For an initial proof of concept of the parser, I turned to an old friend: Perl. It's not a language I use often these days, but Perl (combined with some Regexp wizardry) is well-suited for quickly parsing and manipulating textual data, better than PHP, I'd say. In a short time, I hacked together a few quick and dirty scripts that parsed all relevant markdown files and generated a neat JSON structure of entities and methods.
PHP Code Generation
I had never done that before. Well, I hadn't gone beyond generating empty base classes that you then manually filled in. Code generation isn't that different from HTML generation, but you do face some domain-specific challenges. The syntax of PHP code is, of course, stricter and more complex than that of HTML, especially when your code also has to pass PHPStan checks. For example, you have imports that need to be unique – if you want to import both
\Bar\Request, you need to create an alias and refer to it in the rest of your code:
use Foo\Request; use Bar\Request as BarRequest; // ... $request = new BarRequest();
Naturally, this needs to work correctly when the list of imports is dynamic (and sometimes quite lengthy). When doing code generation, you need to think about your code at a higher abstraction level. It was quite a learning experience but in the end I had a nice "framework" for code generation.
I decided to generate some additional convenience with a collection of method proxies that you incorporate into the client. Those proxies would do nothing more than instantiating the correct request and send it through the client. But this way, you don't have to manually search for the right request classes – your IDE can assist you. It does introduce some code duplication, but this one actually adds value.
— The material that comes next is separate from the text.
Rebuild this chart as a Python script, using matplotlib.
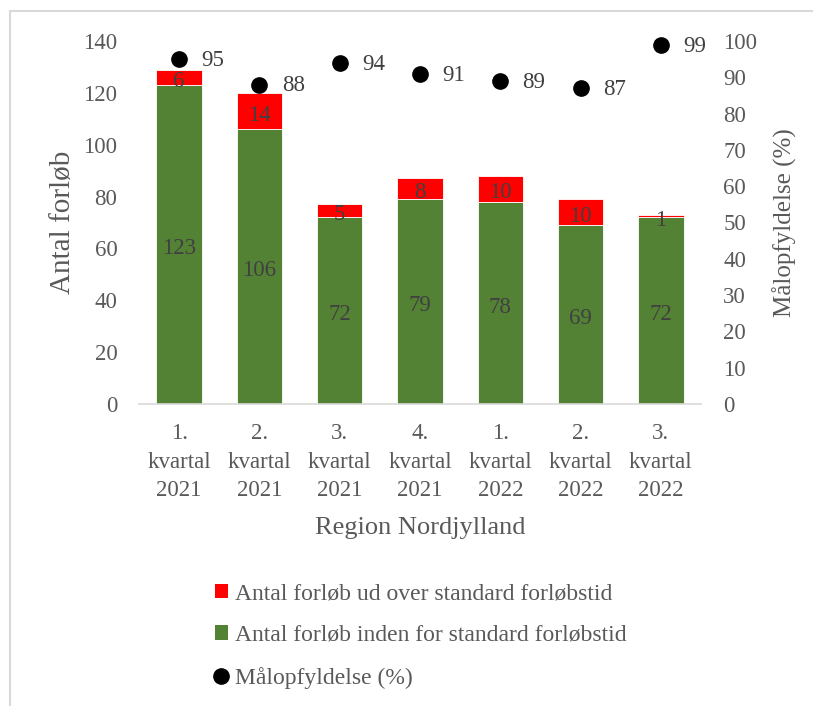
import matplotlib

matplotlib.use("Agg")
import matplotlib.pyplot as plt
from matplotlib.lines import Line2D
from matplotlib.patches import Patch, Rectangle
import numpy as np

# quarters, Region Nordjylland
categories = ["1.\nkvartal\n2021", "2.\nkvartal\n2021", "3.\nkvartal\n2021", "4.\nkvartal\n2021",
              "1.\nkvartal\n2022", "2.\nkvartal\n2022", "3.\nkvartal\n2022"]
within_standard = [123, 106, 72, 79, 78, 69, 72]
over_standard = [6, 14, 5, 8, 10, 10, 1]
goal_pct = [95, 88, 94, 91, 89, 87, 99]

GREEN = "#548235"
RED = "#ff0000"
TEXT = "#595959"
LABEL = "#404040"

plt.rcParams["font.family"] = ["Liberation Serif", "DejaVu Serif"]

W, H = 813, 706
fig = plt.figure(figsize=(W / 100, H / 100), dpi=100)
ax = fig.add_axes([139 / W, 1 - 404 / H, 562 / W, 363 / H])

x = np.arange(len(categories))
width = 0.567
ax.bar(x, within_standard, width, color=GREEN, edgecolor="white", linewidth=0.6)
ax.bar(x, over_standard, width, bottom=within_standard, color=RED, edgecolor="white", linewidth=0.6)

for xi, g, r in zip(x, within_standard, over_standard):
    ax.annotate(str(g), (xi, g / 2), xytext=(0, -3), textcoords="offset points",
                ha="center", va="center", fontsize=16.5, color=LABEL)
    ax.annotate(str(r), (xi, g + r / 2), xytext=(0, -3), textcoords="offset points",
                ha="center", va="center", fontsize=16.5, color=LABEL)

ax.set_xlim(-0.5, len(categories) - 0.5)
ax.set_ylim(0, 140)
ax.set_yticks(range(0, 141, 20))
ax.set_xticks(x)
ax.set_xticklabels(categories, linespacing=1.47)
ax.tick_params(axis="both", length=0, labelsize=16.5, labelcolor=TEXT)
ax.tick_params(axis="y", pad=15.5)
ax.tick_params(axis="x", pad=14)
for side in ("top", "left", "right"):
    ax.spines[side].set_visible(False)
ax.spines["bottom"].set_color("#d9d9d9")
ax.spines["bottom"].set_linewidth(1.2)
ax.set_ylabel("Antal forløb", fontsize=21, color=TEXT, labelpad=5)
ax.set_xlabel("Region Nordjylland", fontsize=19, color=TEXT, labelpad=11)

ax2 = ax.twinx()
ax2.set_ylim(0, 100)
ax2.set_yticks(range(0, 101, 10))
ax2.plot(x, goal_pct, "o", color="black", markersize=11, linestyle="none", clip_on=False)
for xi, v in zip(x, goal_pct):
    ax2.annotate(str(v), (xi, v), xytext=(16, -1), textcoords="offset points",
                 ha="left", va="center", fontsize=16.5, color=LABEL)
ax2.tick_params(axis="y", length=0, labelsize=16.5, labelcolor=TEXT, pad=16)
for side in ("top", "left", "right", "bottom"):
    ax2.spines[side].set_visible(False)
ax2.set_ylabel("Målopfyldelse (%)", fontsize=18, color=TEXT, labelpad=11)

handles = [
    Patch(facecolor=RED, edgecolor="none"),
    Patch(facecolor=GREEN, edgecolor="none"),
    Line2D([], [], marker="o", color="black", linestyle="none", markersize=11),
]
labels = [
    "Antal forløb ud over standard forløbstid",
    "Antal forløb inden for standard forløbstid",
    "Målopfyldelse (%)",
]
fig.legend(handles, labels, loc="upper left", bbox_to_anchor=(215 / W, 1 - 583 / H),
           frameon=False, fontsize=17, labelcolor=TEXT, borderpad=0, borderaxespad=0,
           handlelength=0.55, handleheight=0.55, handletextpad=0.3, labelspacing=0.88)

fig.add_artist(Rectangle((10 / W, -0.05), 1.2, 1 - 11 / H + 0.05, transform=fig.transFigure,
                         fill=False, edgecolor="#d9d9d9", linewidth=1.5))

fig.savefig("out.png", dpi=100)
And now for some testing...
By now, I had progressed for a few weeks, but now the tedious work began: testing. The Mastodon documentation is written for and by people, so not everything is described in exactly the same generic way. There were quite a few inconsistencies, edge cases, custom parameters, etc., causing my JSON (and as a result my code) to not always be correct and/or complete. With my first parsing attempt, maybe I got about 80% parsed correctly, which is not bad. But you know how it goes: that remaining 20% took up about 80% of the time.
I basically had to go through every method and entity, check it for completeness and correctness, and adjust my parser and/or code generation each time I encountered an issue.
For the API entities, I could partially automate that. Almost all entities have a piece of example JSON in the documentation, and I could use that to auto generate unit tests using my code generator. This allowed me to spot and fix quite a few issues, and as a bonus my test code coverage improved significantly.
But that still left a lot of manual work. It was quite a grind that took a lot of time. My parser got better and better, but I found a few inconsistencies in the documentation that I couldn't work around in my code. So, I eventually forked the documentation, made the necessary changes myself, and created a PR for it.
Finally: Version 1.0! 🎉
When I finally reached version 1.0 after a few pre-releases, I popped a bottle to celebrate. All in all, it has been quite a challenging and time consuming project. I hadn't really expected this when I decided to "just" build an API client. But it was an educating experience, and I'm proud of the end result. I hope it will a useful library that others will enjoy using!